Agreed. The problem with ORVS is that when you get stuck you waste huge amounts of time unsticking yourself, there aren't enough dinos to run over, and trick locations are even scarcer.
Smokeskin
QUOTE (Rystefn @ Feb 13 2010, 03:11 AM) *
In the business world, multimillion-dollar deals are made every day, several times a day, in fact. The major players don't bat an eye at that kind of money, the only thing they care about is "is it worth it?" They don't care that this project will cost ten million, only whether or not they're getting ten million (or more) worth of results out of the ten million.


There are two elements to "is it worth it?". One is that you should get at least that amount of value from doing it. The second is you can't be able to get it cheaper elsewhere.
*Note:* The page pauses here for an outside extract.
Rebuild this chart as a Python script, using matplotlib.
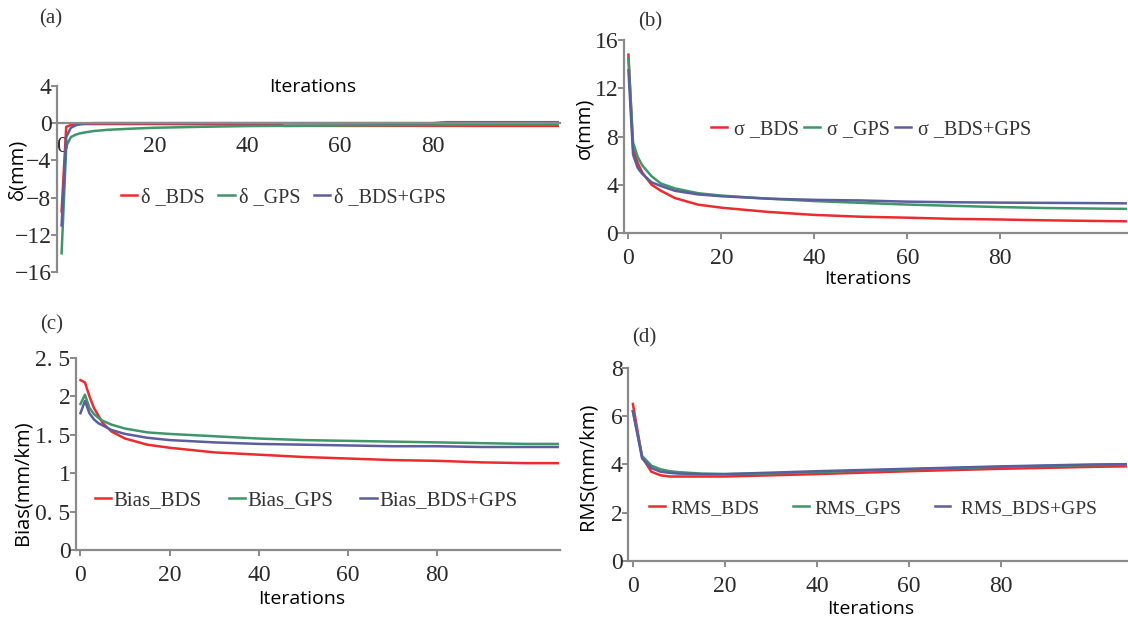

For a CEO to be able to drive around, that's probably A LOT more valuable than what he is paying his driver. By your logic, he shouldn't care if the driver asked for double the normal salary - do you think that describes reality?

Anyone, and seriously anyone, worth his salt in business will not pay more for a service than he has to.

QUOTE (Rystefn @ Feb 13 2010, 03:11 AM) *
If that means paying the best a lot to keep them happy and working at peak efficiency, then that's what happens.


Patently false. Paying people more than they're willing to work for doesn't motivate them further. In business management it is basic knowledge that salary is a hygiene factor, not a motivator factor.


Critias
QUOTE (Smokeskin @ Feb 14 2010, 10:45 AM) *
Anyone, and seriously anyone, worth his salt in business will not pay more for a service than he has to.

Right. And it's up to each game's GM to determine what "a service" is worth.
Ascalaphus
QUOTE (Smokeskin @ Feb 14 2010, 04:45 PM) *
There are two elements to "is it worth it?". One is that you should get at least that amount of value from doing it. The second is you can't be able to get it cheaper elsewhere.


That depends on whether the quality is the same. Is it?


QUOTE (Smokeskin @ Feb 14 2010, 04:45 PM) *
For a CEO to be able to drive around, that's probably A LOT more valuable than what he is paying his driver. By your logic, he shouldn't care if the driver asked for double the normal salary - do you think that describes reality?


Well, you're trusting your driver with your life. Your enemies will try to bribe, blackmail and intimidate him, and he has to be good enough to get you safely to your destination even when your enemies try to kill you on the road. So I imagine a CEO's driver gets paid a lot more than the driver to a mid-level officer.


QUOTE (Smokeskin @ Feb 14 2010, 04:45 PM) *
Anyone, and seriously anyone, worth his salt in business will not pay more for a service than he has to.


The insurance industry begs to differ. Companies pay a lot of money for a little more certainty. If doubling the runner's fee will increase the chance that the run goes down as intended, that might be worth it. If Johnson skimps on the runners, and the run fails, he'll get in trouble with his boss far more than when he's somewhat pricey, but dependable.